Incline your ear, and come to me;
hear, that your soul may live. (vv. 1–3)

Nourishing our hungry souls with Scripture is a life and death matter (Deut. 32:47; John 6:63). The living words of the living God are the food our souls need to live. That Bible on your coffee table or bookshelf—the one you’ve hardly touched that’s gathering dust or the one with ragged pages because you’ve turned them for decades—is no ordinary book. It’s alive because its Author is risen (Heb. 4:12).

The living words of the living God are the food our souls need to live.

What happens when we respond to God’s invitation? As we “listen diligently” to him, “incline” our ears, and “come to [him],” we end up eating “what is good.” When you eat something delicious, you delight in it. So there’s a gracious cycle here: diligence leads to delight, and delight deepens diligence.

Plan for the ‘How’

We come to God’s Word to encounter a person, to delight in Jesus Christ, to know him and live forever with him, starting right now (Luke 24:27). But how?

5 Minutes: A Snack

Sometimes we simply take whatever we can get. Isn’t that what we do with food when our stomachs are growling? We reach for what’s most accessible when we’re hungry, so we’re wise to make nourishing food items easy to grab, and it’s the same with engaging with God’s Word. If we keep a Bible in an obvious place, we can easily turn to it (and not social media junk food) when we’re short on time.

If you have only five minutes—before work or before the kids get up, during your lunch break, or with your family at dinnertime—choose a verse or paragraph of Scripture to snack on. Meditate for a few moments on an aspect of God’s character or a promise that’s revealed in the text. Then use the final minute to pray in response. You might even write down a verse or truth you’d like to remember and carry it with you so you can keep meditating on it throughout the day (Ps. 119:11).

10–15 Minutes: A Meal

Snacks will sustain us for a time, but eventually our bodies need a full, well-rounded meal. The same goes for Scripture: our souls will not be nourished if all we’re doing is snacking on the Word.

We need to intentionally provide our souls with a meal that nourishes us with truth. We often call this meal “quiet time”—and feel like we’ve failed if it doesn’t look a certain way.

But God isn’t prescriptive about this in his Word (Deut. 6:5–6; Phil. 2:16; John 15:4). He wants us to prioritize meeting with him through Scripture, however it looks. He wants us to hunger for him, the Bread of Life, not a formula. He wants us to pursue our perfect Savior Jesus, not a perfect quiet time, as if there were such a thing (John 5:39–40).
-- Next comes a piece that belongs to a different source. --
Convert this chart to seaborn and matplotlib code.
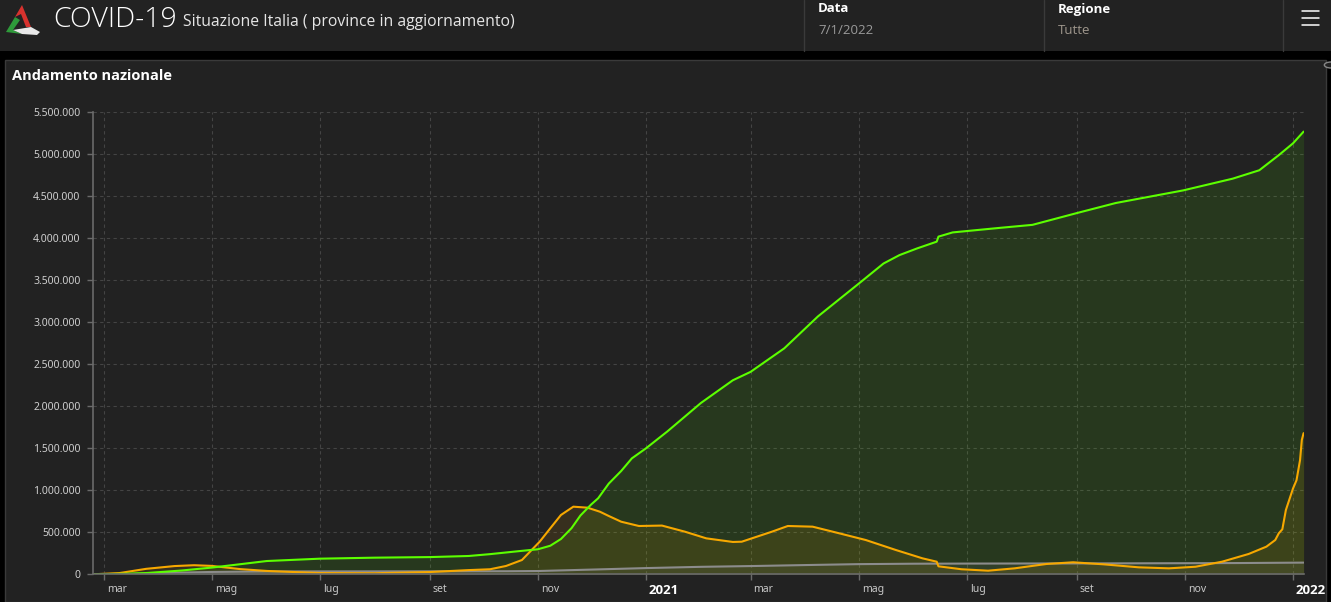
import matplotlib
matplotlib.use("Agg")
import matplotlib.pyplot as plt
import matplotlib.transforms as mtransforms
from matplotlib.patches import Rectangle, Polygon, Circle
from matplotlib.lines import Line2D
import pandas as pd
import seaborn as sns

# dimessi guariti (verde)
guariti_date = [
    "2020-02-24", "2020-03-10", "2020-03-25", "2020-04-14", "2020-05-01",
    "2020-05-17", "2020-06-01", "2020-07-01", "2020-08-01", "2020-09-01",
    "2020-09-23", "2020-10-05", "2020-10-21", "2020-11-01", "2020-11-08",
    "2020-11-14", "2020-11-20", "2020-11-25", "2020-12-01", "2020-12-05",
    "2020-12-11", "2020-12-18", "2020-12-24", "2021-01-01", "2021-01-13",
    "2021-02-01", "2021-02-19", "2021-03-01", "2021-03-20", "2021-04-08",
    "2021-05-01", "2021-05-15", "2021-05-24", "2021-06-03", "2021-06-14",
    "2021-06-15", "2021-06-23", "2021-07-20", "2021-08-07", "2021-09-01",
    "2021-09-23", "2021-10-31", "2021-11-28", "2021-12-13", "2021-12-24",
    "2022-01-01", "2022-01-04", "2022-01-07",
]
guariti = [
    0, 5000, 15000, 45000, 80000,
    120000, 158000, 186000, 198000, 205000,
    218000, 240000, 275000, 298000, 340000,
    420000, 550000, 700000, 830000, 905000,
    1080000, 1230000, 1380000, 1500000, 1700000,
    2040000, 2310000, 2410000, 2690000, 3070000,
    3460000, 3700000, 3800000, 3880000, 3960000,
    4020000, 4070000, 4125000, 4160000, 4300000,
    4420000, 4570000, 4710000, 4810000, 4990000,
    5130000, 5200000, 5270000,
]

# totale positivi (arancione)
positivi_date = [
    "2020-02-24", "2020-03-10", "2020-03-25", "2020-04-10", "2020-04-21",
    "2020-05-01", "2020-05-17", "2020-06-01", "2020-07-01", "2020-08-01",
    "2020-09-01", "2020-09-23", "2020-10-05", "2020-10-14", "2020-10-23",
    "2020-11-02", "2020-11-08", "2020-11-14", "2020-11-21", "2020-11-29",
    "2020-12-06", "2020-12-11", "2020-12-18", "2020-12-28", "2021-01-10",
    "2021-01-23", "2021-02-04", "2021-02-19", "2021-02-24", "2021-03-13",
    "2021-03-22", "2021-04-05", "2021-04-20", "2021-05-05", "2021-05-22",
    "2021-06-06", "2021-06-14", "2021-06-15", "2021-06-28", "2021-07-13",
    "2021-07-28", "2021-08-15", "2021-08-30", "2021-09-16", "2021-10-06",
    "2021-10-23", "2021-11-07", "2021-11-22", "2021-12-07", "2021-12-17",
    "2021-12-22", "2021-12-24", "2021-12-26", "2021-12-28", "2022-01-01",
    "2022-01-03", "2022-01-05", "2022-01-06", "2022-01-07",
]
positivi = [
    0, 15000, 65000, 98000, 108000,
    100000, 62000, 40000, 15000, 13000,
    27000, 50000, 60000, 99000, 170000,
    388000, 548000, 706000, 805000, 793000,
    745000, 694000, 626000, 575000, 580000,
    507000, 428000, 385000, 388000, 507000,
    575000, 567000, 488000, 408000, 289000,
    190000, 150000, 95000, 60000, 43000,
    71000, 123000, 143000, 119000, 83000,
    71000, 90000, 150000, 242000, 329000,
    408000, 488000, 536000, 765000, 1020000,
    1120000, 1360000, 1600000, 1680000,
]

# deceduti (grigio)
deceduti_date = [
    "2020-02-24", "2020-03-15", "2020-04-01", "2020-04-15", "2020-05-01",
    "2020-06-01", "2020-07-01", "2020-09-01", "2020-10-15", "2020-11-01",
    "2020-12-01", "2021-01-01", "2021-02-01", "2021-03-01", "2021-04-01",
    "2021-05-01", "2021-06-01", "2021-07-01", "2021-09-01", "2021-11-01",
    "2021-12-01", "2022-01-07",
]
deceduti = [
    0, 1800, 13000, 21000, 28000,
    33500, 34800, 35500, 36400, 39000,
    56000, 74000, 89000, 98000, 110000,
    121000, 126000, 127600, 129500, 132000,
    134000, 139000,
]

x_tick_dates = [
    "2020-03-01", "2020-05-01", "2020-07-01", "2020-09-01", "2020-11-01",
    "2021-01-01", "2021-03-01", "2021-05-01", "2021-07-01", "2021-09-01",
    "2021-11-01", "2022-01-01",
]
x_tick_labels = ["mar", "mag", "lug", "set", "nov", "2021",
                 "mar", "mag", "lug", "set", "nov", "2022"]
y_ticks = list(range(0, 5500001, 500000))

W, H = 1331, 602
BG = "#222222"
HEAD_FONT = ["Open Sans", "DejaVu Sans"]

sns.set_style("dark", {
    "axes.facecolor": BG,
    "figure.facecolor": "black",
    "xtick.bottom": True,
    "ytick.left": True,
})
plt.rcParams["font.family"] = ["Noto Sans", "DejaVu Sans"]


def fx(x):
    return x / W


def fy(y):
    return 1 - y / H


fig = plt.figure(figsize=(W / 100, H / 100), dpi=100, facecolor="black")

# header e pannello
fig.add_artist(Rectangle((0, fy(51)), 1, 51 / H, transform=fig.transFigure,
                         facecolor=BG, edgecolor="none", zorder=-5))
fig.add_artist(Rectangle((fx(5), 0), fx(1321), fy(60), transform=fig.transFigure,
                         facecolor=BG, edgecolor="#3a3a3a", linewidth=1, zorder=-5))
for sx in [803.5, 1043.5, 1283]:
    fig.add_artist(Line2D([fx(sx), fx(sx)], [fy(0), fy(51)], transform=fig.transFigure,
                          color="#3a3a3a", linewidth=1))
for hy in [11, 17.5, 25]:
    fig.add_artist(Line2D([fx(1302), fx(1319)], [fy(hy), fy(hy)], transform=fig.transFigure,
                          color="white", linewidth=1.1))
fig.add_artist(Circle((fx(1331), fy(65)), 0.005, transform=fig.transFigure,
                      facecolor=BG, edgecolor="#888888", linewidth=1))


# logo
def pts(lst):
    return [(fx(a), fy(b)) for a, b in lst]


fig.add_artist(Polygon(pts([(6, 32), (15, 17), (20, 20), (13, 30), (22, 34)]),
                       closed=True, transform=fig.transFigure, facecolor="#2e9a3a", edgecolor="none"))
fig.add_artist(Polygon(pts([(22, 34), (13, 30), (31, 27), (40, 32), (37, 35)]),
                       closed=True, transform=fig.transFigure, facecolor="#e8e8e8", edgecolor="none"))
fig.add_artist(Polygon(pts([(15, 17), (22, 5), (31, 27), (26, 27), (21, 14)]),
                       closed=True, transform=fig.transFigure, facecolor="#d8322e", edgecolor="none"))

fig.text(fx(53), fy(20), "COVID-19", fontsize=20.5, color="white", va="center",
         ha="left", family=HEAD_FONT, fontweight="light")
fig.text(fx(183), fy(22), "Situazione Italia ( province in aggiornamento)", fontsize=11.3,
         color="#e6e6e6", va="center", ha="left", family=HEAD_FONT)
fig.text(fx(818), fy(9), "Data", fontsize=9.5, color="white", weight="bold",
         va="center", ha="left", family=HEAD_FONT)
fig.text(fx(818), fy(30), "7/1/2022", fontsize=9.5, color="#9a9a9a",
         va="center", ha="left", family=HEAD_FONT)
fig.text(fx(1058), fy(9), "Regione", fontsize=9.5, color="white", weight="bold",
         va="center", ha="left", family=HEAD_FONT)
fig.text(fx(1058), fy(30), "Tutte", fontsize=9.5, color="#9e968c",
         va="center", ha="left", family=HEAD_FONT)
fig.text(fx(12), fy(76), "Andamento nazionale", fontsize=10.5, color="white", weight="bold",
         va="center", ha="left", family=HEAD_FONT)

# grafico
ax = fig.add_axes([fx(93), fy(574.3), fx(1303.6 - 93), (574.3 - 112.3) / H])
ax.set_facecolor("none")

series = [
    (guariti_date, guariti, "#5cff00"),
    (positivi_date, positivi, "#f7a800"),
    (deceduti_date, deceduti, "#8c8c8c"),
]
for d, v, c in series:
    ax.fill_between(pd.to_datetime(d), v, color=c, alpha=0.1, linewidth=0)
for d, v, c in series[::-1]:
    sns.lineplot(x=pd.to_datetime(d), y=v, ax=ax, color=c, linewidth=1.5)

ax.set_xlim(pd.Timestamp("2020-02-24"), pd.Timestamp("2022-01-07"))
ax.set_ylim(0, 5500000)
ax.set_yticks(y_ticks)
ax.set_yticklabels([f"{v:,}".replace(",", ".") for v in y_ticks])
ax.set_xticks(pd.to_datetime(x_tick_dates))
ax.set_xticklabels(x_tick_labels)
ax.set_xlabel("")
ax.set_ylabel("")

ax.grid(True, color="#444444", linestyle=(0, (3, 3)), linewidth=0.8)
ax.set_axisbelow(True)
for s in ["top", "right"]:
    ax.spines[s].set_visible(False)
for s in ["left", "bottom"]:
    ax.spines[s].set_color("#6a6a6a")
    ax.spines[s].set_linewidth(1.2)

ax.tick_params(axis="y", length=4, width=1, color="#6a6a6a", labelcolor="#cfcfcf",
               labelsize=7.5, pad=5)
ax.tick_params(axis="x", length=4, width=1, color="#6a6a6a", labelcolor="#c8c8c8",
               labelsize=7.5, pad=3)

offset = mtransforms.ScaledTranslation(3 / 100, 0, fig.dpi_scale_trans)
for lab in ax.get_xticklabels():
    lab.set_horizontalalignment("left")
    lab.set_transform(lab.get_transform() + offset)
    if lab.get_text().isdigit():
        lab.set_family(HEAD_FONT)
        lab.set_fontweight("bold")
        lab.set_fontsize(9.5)
        lab.set_color("white")

fig.savefig("out.png", dpi=100, facecolor="black")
That said, what might a 10–15 minute “meal” look like? You might use the first five minutes to read a Bible chapter. Spend the next five minutes asking questions about the text: What does this tell me about God? Myself? The world? The church? The spiritual realm? After meditating, use the final five minutes to respond in prayer.

30 Minutes or More: A Feast

If a good meal nourishes our bodies, then a feast is an extended version of this delight, usually involving multiple courses and a long, lingering dining experience.

Suppose you have 30 minutes or more to spend with Jesus in his Word. You might read most (or all) of the chapters in your Bible reading plan for that day, reference a helpful book or commentary to stir your thinking, meditate on the passage by journaling your questions and thoughts, and then respond in prayer. You could even work on memorizing a longer passage of Scripture during this time.

There’s a gracious cycle here: diligence leads to delight, and delight deepens diligence.

Don’t forget that your primary spiritual meal is served during worship services at church, when your pastor preaches from God’s Word (Col. 3:16). He has carefully prepared this meal to nourish your hungry soul. We often forget that Scripture was intended for the gathered people of God, not solely for individuals. Receive the preached Word as a gracious gift from the Lord, a built-in opportunity to meditate on Christ—and to be changed by his Word.

Just Come 

However you come to the Word of Christ, come. Don’t let a lack of time or energy become excuses that prevent you from doing what’s most important: knowing and delighting in your God. This is what you were made for. Apart from him, your soul will wither and die; but with him, you’ll flourish (see Pss. 1; 19; 92; 119).

As you come to him now through his Word—whether you’re snacking, eating a meal, or feasting—you’re glimpsing the glorious feast to come (Rev. 19:6–10), and this is worth any and every investment of your time.